| Stated problem |
Retype these lines and no others: the line holding "What React, TypeScript", the line holding "const frankiHigh = [0.982, 1.514, 0.531];", and all lines between them. Pictures stay out.
--- Begin Data supplied ---
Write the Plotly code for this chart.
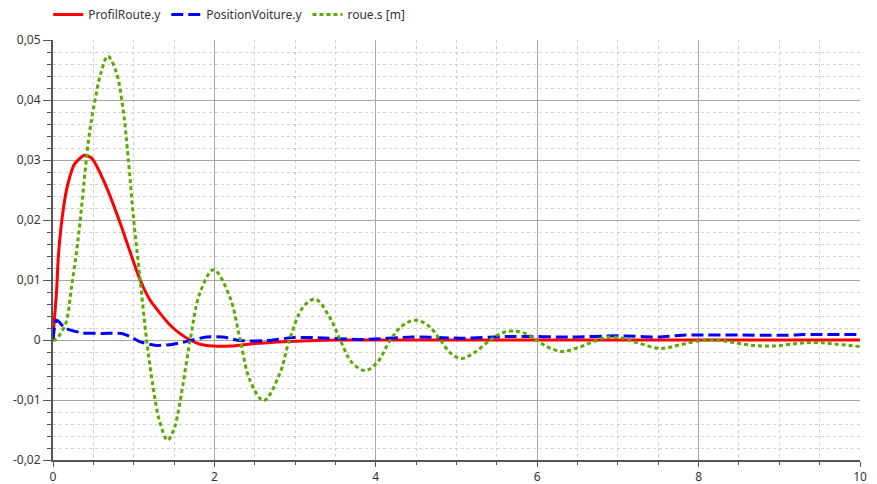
--- End Data supplied ---
--- Begin Data supplied ---
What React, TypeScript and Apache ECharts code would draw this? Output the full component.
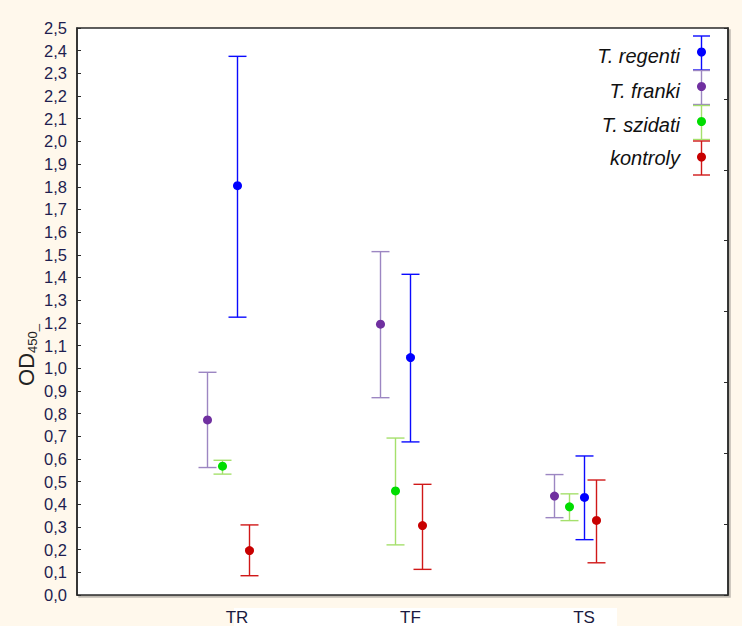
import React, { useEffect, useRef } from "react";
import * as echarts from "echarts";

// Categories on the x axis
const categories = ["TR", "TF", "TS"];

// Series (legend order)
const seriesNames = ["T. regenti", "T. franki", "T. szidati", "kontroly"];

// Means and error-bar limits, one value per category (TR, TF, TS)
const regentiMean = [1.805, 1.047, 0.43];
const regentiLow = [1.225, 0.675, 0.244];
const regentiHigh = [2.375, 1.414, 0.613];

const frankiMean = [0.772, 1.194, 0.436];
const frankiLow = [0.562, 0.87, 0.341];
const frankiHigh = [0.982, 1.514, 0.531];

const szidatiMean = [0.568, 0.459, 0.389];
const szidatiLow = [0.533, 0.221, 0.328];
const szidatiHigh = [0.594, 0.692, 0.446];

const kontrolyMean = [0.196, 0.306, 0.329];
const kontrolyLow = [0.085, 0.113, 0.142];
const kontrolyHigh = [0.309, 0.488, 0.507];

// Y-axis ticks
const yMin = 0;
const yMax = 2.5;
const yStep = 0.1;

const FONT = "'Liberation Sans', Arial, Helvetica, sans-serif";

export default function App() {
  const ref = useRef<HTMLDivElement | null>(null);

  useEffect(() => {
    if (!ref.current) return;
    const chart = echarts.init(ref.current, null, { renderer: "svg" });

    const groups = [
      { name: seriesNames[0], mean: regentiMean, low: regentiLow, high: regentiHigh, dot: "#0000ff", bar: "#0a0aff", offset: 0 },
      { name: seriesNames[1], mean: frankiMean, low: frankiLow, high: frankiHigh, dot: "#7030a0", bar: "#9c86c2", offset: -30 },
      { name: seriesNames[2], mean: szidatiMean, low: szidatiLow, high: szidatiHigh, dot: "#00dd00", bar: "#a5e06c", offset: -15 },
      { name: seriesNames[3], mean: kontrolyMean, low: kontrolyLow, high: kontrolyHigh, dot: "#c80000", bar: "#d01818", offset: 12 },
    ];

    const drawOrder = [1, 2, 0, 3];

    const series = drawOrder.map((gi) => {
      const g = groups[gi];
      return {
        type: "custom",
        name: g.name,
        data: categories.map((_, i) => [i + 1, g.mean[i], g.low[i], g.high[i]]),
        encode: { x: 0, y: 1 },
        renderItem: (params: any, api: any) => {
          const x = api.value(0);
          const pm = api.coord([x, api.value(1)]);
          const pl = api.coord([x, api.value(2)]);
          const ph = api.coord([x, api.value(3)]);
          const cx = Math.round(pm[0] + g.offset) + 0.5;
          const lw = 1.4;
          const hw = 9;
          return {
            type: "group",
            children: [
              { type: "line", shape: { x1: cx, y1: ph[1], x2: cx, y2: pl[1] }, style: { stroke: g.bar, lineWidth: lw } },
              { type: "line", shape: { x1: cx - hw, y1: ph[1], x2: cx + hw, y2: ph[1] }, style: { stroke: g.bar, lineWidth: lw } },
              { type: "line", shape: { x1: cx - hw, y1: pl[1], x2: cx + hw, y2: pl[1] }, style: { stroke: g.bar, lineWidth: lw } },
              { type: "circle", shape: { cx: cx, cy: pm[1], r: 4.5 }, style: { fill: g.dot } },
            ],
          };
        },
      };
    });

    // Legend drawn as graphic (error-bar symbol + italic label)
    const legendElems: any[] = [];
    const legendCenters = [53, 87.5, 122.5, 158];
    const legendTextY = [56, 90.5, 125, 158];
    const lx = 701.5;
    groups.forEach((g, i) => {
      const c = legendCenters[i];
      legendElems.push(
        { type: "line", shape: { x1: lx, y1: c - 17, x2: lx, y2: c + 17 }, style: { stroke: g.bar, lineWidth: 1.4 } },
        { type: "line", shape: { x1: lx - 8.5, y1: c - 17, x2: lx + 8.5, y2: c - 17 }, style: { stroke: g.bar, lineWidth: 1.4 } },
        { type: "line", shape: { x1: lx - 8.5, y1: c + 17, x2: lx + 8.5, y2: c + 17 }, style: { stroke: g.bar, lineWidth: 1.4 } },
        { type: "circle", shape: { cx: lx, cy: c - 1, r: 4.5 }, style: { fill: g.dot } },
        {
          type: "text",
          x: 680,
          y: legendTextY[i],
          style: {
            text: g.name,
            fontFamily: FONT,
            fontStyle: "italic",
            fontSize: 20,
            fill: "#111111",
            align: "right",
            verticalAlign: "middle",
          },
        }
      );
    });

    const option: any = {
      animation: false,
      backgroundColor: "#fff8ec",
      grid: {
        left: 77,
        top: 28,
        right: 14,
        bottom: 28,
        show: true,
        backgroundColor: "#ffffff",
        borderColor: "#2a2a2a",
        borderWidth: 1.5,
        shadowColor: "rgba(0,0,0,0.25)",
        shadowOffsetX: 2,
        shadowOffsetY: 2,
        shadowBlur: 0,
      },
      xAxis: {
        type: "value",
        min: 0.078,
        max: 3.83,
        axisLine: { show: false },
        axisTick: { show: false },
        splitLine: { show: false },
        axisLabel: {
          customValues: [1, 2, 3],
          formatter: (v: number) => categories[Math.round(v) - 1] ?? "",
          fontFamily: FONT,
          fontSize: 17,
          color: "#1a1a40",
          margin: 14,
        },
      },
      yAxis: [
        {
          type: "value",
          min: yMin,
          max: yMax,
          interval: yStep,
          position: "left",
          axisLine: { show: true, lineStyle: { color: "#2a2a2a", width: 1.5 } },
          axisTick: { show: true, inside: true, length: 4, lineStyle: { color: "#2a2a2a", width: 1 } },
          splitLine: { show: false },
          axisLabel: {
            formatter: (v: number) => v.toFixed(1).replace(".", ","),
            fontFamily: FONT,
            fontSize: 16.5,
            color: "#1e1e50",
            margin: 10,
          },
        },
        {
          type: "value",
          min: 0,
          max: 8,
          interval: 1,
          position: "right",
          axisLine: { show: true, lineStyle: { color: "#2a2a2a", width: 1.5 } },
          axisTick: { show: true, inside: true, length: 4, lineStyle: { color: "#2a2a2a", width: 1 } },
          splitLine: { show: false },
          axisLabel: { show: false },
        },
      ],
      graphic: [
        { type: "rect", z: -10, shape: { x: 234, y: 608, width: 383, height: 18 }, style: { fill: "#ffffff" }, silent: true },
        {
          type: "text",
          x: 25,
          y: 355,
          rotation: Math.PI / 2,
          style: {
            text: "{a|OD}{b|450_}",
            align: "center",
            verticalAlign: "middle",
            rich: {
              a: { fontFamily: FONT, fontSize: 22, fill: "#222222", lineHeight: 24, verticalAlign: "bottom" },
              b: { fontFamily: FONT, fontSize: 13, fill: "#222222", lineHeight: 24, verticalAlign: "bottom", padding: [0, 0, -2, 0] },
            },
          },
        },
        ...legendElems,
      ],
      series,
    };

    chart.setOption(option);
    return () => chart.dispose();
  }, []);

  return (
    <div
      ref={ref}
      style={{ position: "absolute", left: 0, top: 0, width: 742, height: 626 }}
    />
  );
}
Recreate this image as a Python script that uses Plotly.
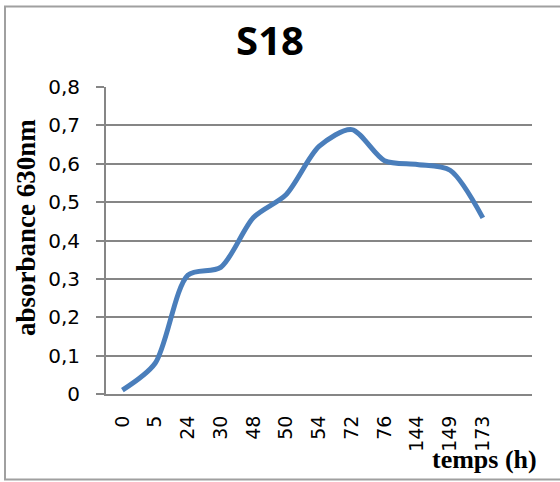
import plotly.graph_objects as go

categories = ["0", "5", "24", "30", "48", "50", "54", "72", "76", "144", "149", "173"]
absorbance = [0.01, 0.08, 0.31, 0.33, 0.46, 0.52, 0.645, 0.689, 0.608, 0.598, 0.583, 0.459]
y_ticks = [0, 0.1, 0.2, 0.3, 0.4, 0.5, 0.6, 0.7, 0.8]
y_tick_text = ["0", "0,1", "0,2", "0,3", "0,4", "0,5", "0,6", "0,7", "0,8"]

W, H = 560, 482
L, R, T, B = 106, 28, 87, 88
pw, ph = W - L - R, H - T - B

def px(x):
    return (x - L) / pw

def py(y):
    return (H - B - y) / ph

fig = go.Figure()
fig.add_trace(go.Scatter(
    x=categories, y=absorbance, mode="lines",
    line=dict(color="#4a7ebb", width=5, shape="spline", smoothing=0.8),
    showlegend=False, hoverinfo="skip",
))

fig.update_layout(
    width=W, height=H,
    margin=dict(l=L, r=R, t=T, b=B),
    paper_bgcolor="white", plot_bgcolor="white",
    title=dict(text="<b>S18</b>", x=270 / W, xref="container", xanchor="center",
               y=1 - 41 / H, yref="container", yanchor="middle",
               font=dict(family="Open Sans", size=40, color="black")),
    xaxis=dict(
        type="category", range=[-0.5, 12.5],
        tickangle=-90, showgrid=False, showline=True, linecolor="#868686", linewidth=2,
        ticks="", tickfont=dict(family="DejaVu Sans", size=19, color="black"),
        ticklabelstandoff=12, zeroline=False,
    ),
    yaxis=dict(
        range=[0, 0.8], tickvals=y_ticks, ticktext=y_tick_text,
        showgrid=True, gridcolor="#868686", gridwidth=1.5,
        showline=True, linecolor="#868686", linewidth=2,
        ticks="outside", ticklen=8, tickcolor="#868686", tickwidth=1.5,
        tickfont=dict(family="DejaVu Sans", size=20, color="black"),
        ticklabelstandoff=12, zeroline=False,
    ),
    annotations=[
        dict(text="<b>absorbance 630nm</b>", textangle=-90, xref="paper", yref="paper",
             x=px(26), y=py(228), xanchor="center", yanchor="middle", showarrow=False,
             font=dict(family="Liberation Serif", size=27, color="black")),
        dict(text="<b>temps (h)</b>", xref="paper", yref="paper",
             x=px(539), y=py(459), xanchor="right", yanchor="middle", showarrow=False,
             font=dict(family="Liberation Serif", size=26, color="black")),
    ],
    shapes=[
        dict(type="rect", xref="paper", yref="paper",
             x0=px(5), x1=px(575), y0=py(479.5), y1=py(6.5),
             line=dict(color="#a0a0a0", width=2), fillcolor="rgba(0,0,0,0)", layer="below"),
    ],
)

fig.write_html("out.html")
--- End Data supplied ---
| Response to this task |
What React, TypeScript and Apache ECharts code would draw this? Output the full component.
import React, { useEffect, useRef } from "react";
import * as echarts from "echarts";

// Categories on the x axis
const categories = ["TR", "TF", "TS"];

// Series (legend order)
const seriesNames = ["T. regenti", "T. franki", "T. szidati", "kontroly"];

// Means and error-bar limits, one value per category (TR, TF, TS)
const regentiMean = [1.805, 1.047, 0.43];
const regentiLow = [1.225, 0.675, 0.244];
const regentiHigh = [2.375, 1.414, 0.613];

const frankiMean = [0.772, 1.194, 0.436];
const frankiLow = [0.562, 0.87, 0.341];
const frankiHigh = [0.982, 1.514, 0.531];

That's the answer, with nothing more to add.